— START OF STORED DATA —

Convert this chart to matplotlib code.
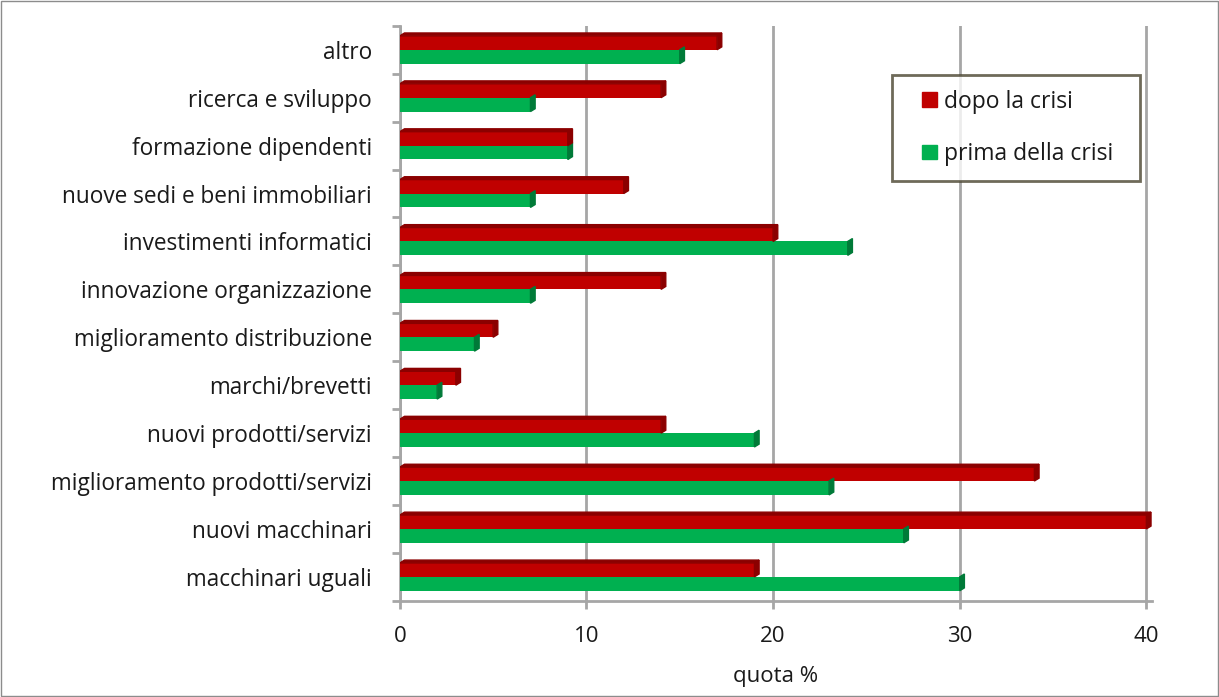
import numpy as np
import matplotlib.pyplot as plt
from matplotlib.patches import Polygon, Rectangle
from matplotlib.legend_handler import HandlerPatch

categories = ['macchinari uguali', 'nuovi macchinari', 'miglioramento prodotti/servizi',
              'nuovi prodotti/servizi', 'marchi/brevetti', 'miglioramento distribuzione',
              'innovazione organizzazione', 'investimenti informatici',
              'nuove sedi e beni immobiliari', 'formazione dipendenti',
              'ricerca e sviluppo', 'altro']
dopo = [19, 40, 34, 14, 3, 5, 14, 20, 12, 9, 14, 17]
prima = [30, 27, 23, 19, 2, 4, 7, 24, 7, 9, 7, 15]

red, red_dark = '#C00000', '#8B0000'
green, green_dark = '#00B050', '#007A38'
grid_col = '#A6A6A6'
txt = '#1A1A1A'

plt.rcParams['font.family'] = ['Open Sans', 'DejaVu Sans']

fig = plt.figure(figsize=(12.19, 6.97), dpi=100)
ax = fig.add_axes([0.328, 0.138, 0.617, 0.825])

y = np.arange(len(categories))
h = 0.29
dx, dy = 0.25, 0.06


def bars3d(vals, offs, col, dark, top=True):
    ax.barh(y + offs, vals, height=h, color=col, zorder=3)
    for yi, v in zip(y + offs, vals):
        # darker end cap (and top face) for the excel-like depth look
        ax.add_patch(Polygon([(v, yi - h / 2), (v + dx, yi - h / 2 + dy),
                              (v + dx, yi + h / 2 + dy), (v, yi + h / 2)],
                             closed=True, color=dark, zorder=4))
        if top:
            ax.add_patch(Polygon([(0, yi + h / 2), (v, yi + h / 2),
                                  (v + dx, yi + h / 2 + dy), (dx, yi + h / 2 + dy)],
                                 closed=True, color=dark, zorder=4))


bars3d(prima, -h / 2, green, green_dark, top=False)
bars3d(dopo, h / 2, red, red_dark)

ax.set_xlim(0, 40.3)
ax.set_ylim(-0.5, 11.5)

ax.set_yticks(y)
ax.set_yticklabels(categories, fontsize=16.3, color=txt)
ax.set_yticks(np.arange(-0.5, 12, 1), minor=True)
ax.tick_params(axis='y', which='major', length=0, pad=20)
ax.tick_params(axis='y', which='minor', length=6, color=grid_col, width=2)

ax.set_xticks([0, 10, 20, 30, 40])
ax.tick_params(axis='x', length=6, color=grid_col, width=2, labelsize=16,
               labelcolor=txt, pad=12)
ax.xaxis.grid(True, color=grid_col, lw=2, zorder=0)
ax.set_axisbelow(True)
ax.set_xlabel('quota %', fontsize=16, color=txt, labelpad=14)

for s in ['top', 'right']:
    ax.spines[s].set_visible(False)
for s in ['left', 'bottom']:
    ax.spines[s].set_color(grid_col)
    ax.spines[s].set_linewidth(2)


def square(legend, orig_handle, xdescent, ydescent, width, height, fontsize):
    # square marker pushed to the right of the handle slot
    return Rectangle((width - height - xdescent, -ydescent), height, height)


handles = [Rectangle((0, 0), 1, 1, color=red), Rectangle((0, 0), 1, 1, color=green)]
leg = ax.legend(handles, ['dopo la crisi', 'prima della crisi  '], loc='upper right',
                bbox_to_anchor=(0.984, 0.915), fontsize=16.5, frameon=True, fancybox=False,
                handlelength=1.3, handleheight=0.6, handletextpad=0.3,
                labelspacing=1.25, borderpad=0.65, borderaxespad=0,
                handler_map={Rectangle: HandlerPatch(patch_func=square)})
leg.get_frame().set_edgecolor('#4A4530')
leg.get_frame().set_linewidth(2)
for t in leg.get_texts():
    t.set_color(txt)

fig.patches.append(Rectangle((0.001, 0.001), 0.998, 0.998, transform=fig.transFigure,
                             fill=False, edgecolor='#8C8C8C', lw=1))

fig.savefig('out.png', dpi=100)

— END OF STORED DATA —

■ SET EXERCISE: Copy the material above in full and exactly, skipping pictures.

■ SOLUTION TO THIS EXERCISE:
Convert this chart to matplotlib code.
import numpy as np
import matplotlib.pyplot as plt
from matplotlib.patches import Polygon, Rectangle
from matplotlib.legend_handler import HandlerPatch

categories = ['macchinari uguali', 'nuovi macchinari', 'miglioramento prodotti/servizi',
              'nuovi prodotti/servizi', 'marchi/brevetti', 'miglioramento distribuzione',
              'innovazione organizzazione', 'investimenti informatici',
              'nuove sedi e beni immobiliari', 'formazione dipendenti',
              'ricerca e sviluppo', 'altro']
dopo = [19, 40, 34, 14, 3, 5, 14, 20, 12, 9, 14, 17]
prima = [30, 27, 23, 19, 2, 4, 7, 24, 7, 9, 7, 15]

red, red_dark = '#C00000', '#8B0000'
green, green_dark = '#00B050', '#007A38'
grid_col = '#A6A6A6'
txt = '#1A1A1A'

plt.rcParams['font.family'] = ['Open Sans', 'DejaVu Sans']

fig = plt.figure(figsize=(12.19, 6.97), dpi=100)
ax = fig.add_axes([0.328, 0.138, 0.617, 0.825])

y = np.arange(len(categories))
h = 0.29
dx, dy = 0.25, 0.06


def bars3d(vals, offs, col, dark, top=True):
    ax.barh(y + offs, vals, height=h, color=col, zorder=3)
    for yi, v in zip(y + offs, vals):
        # darker end cap (and top face) for the excel-like depth look
        ax.add_patch(Polygon([(v, yi - h / 2), (v + dx, yi - h / 2 + dy),
                              (v + dx, yi + h / 2 + dy), (v, yi + h / 2)],
                             closed=True, color=dark, zorder=4))
        if top:
            ax.add_patch(Polygon([(0, yi + h / 2), (v, yi + h / 2),
                                  (v + dx, yi + h / 2 + dy), (dx, yi + h / 2 + dy)],
                                 closed=True, color=dark, zorder=4))


bars3d(prima, -h / 2, green, green_dark, top=False)
bars3d(dopo, h / 2, red, red_dark)

ax.set_xlim(0, 40.3)
ax.set_ylim(-0.5, 11.5)

ax.set_yticks(y)
ax.set_yticklabels(categories, fontsize=16.3, color=txt)
ax.set_yticks(np.arange(-0.5, 12, 1), minor=True)
ax.tick_params(axis='y', which='major', length=0, pad=20)
ax.tick_params(axis='y', which='minor', length=6, color=grid_col, width=2)

ax.set_xticks([0, 10, 20, 30, 40])
ax.tick_params(axis='x', length=6, color=grid_col, width=2, labelsize=16,
               labelcolor=txt, pad=12)
ax.xaxis.grid(True, color=grid_col, lw=2, zorder=0)
ax.set_axisbelow(True)
ax.set_xlabel('quota %', fontsize=16, color=txt, labelpad=14)

for s in ['top', 'right']:
    ax.spines[s].set_visible(False)
for s in ['left', 'bottom']:
    ax.spines[s].set_color(grid_col)
    ax.spines[s].set_linewidth(2)


def square(legend, orig_handle, xdescent, ydescent, width, height, fontsize):
    # square marker pushed to the right of the handle slot
    return Rectangle((width - height - xdescent, -ydescent), height, height)


handles = [Rectangle((0, 0), 1, 1, color=red), Rectangle((0, 0), 1, 1, color=green)]
leg = ax.legend(handles, ['dopo la crisi', 'prima della crisi  '], loc='upper right',
                bbox_to_anchor=(0.984, 0.915), fontsize=16.5, frameon=True, fancybox=False,
                handlelength=1.3, handleheight=0.6, handletextpad=0.3,
                labelspacing=1.25, borderpad=0.65, borderaxespad=0,
                handler_map={Rectangle: HandlerPatch(patch_func=square)})
leg.get_frame().set_edgecolor('#4A4530')
leg.get_frame().set_linewidth(2)
for t in leg.get_texts():
    t.set_color(txt)

fig.patches.append(Rectangle((0.001, 0.001), 0.998, 0.998, transform=fig.transFigure,
                             fill=False, edgecolor='#8C8C8C', lw=1))

fig.savefig('out.png', dpi=100)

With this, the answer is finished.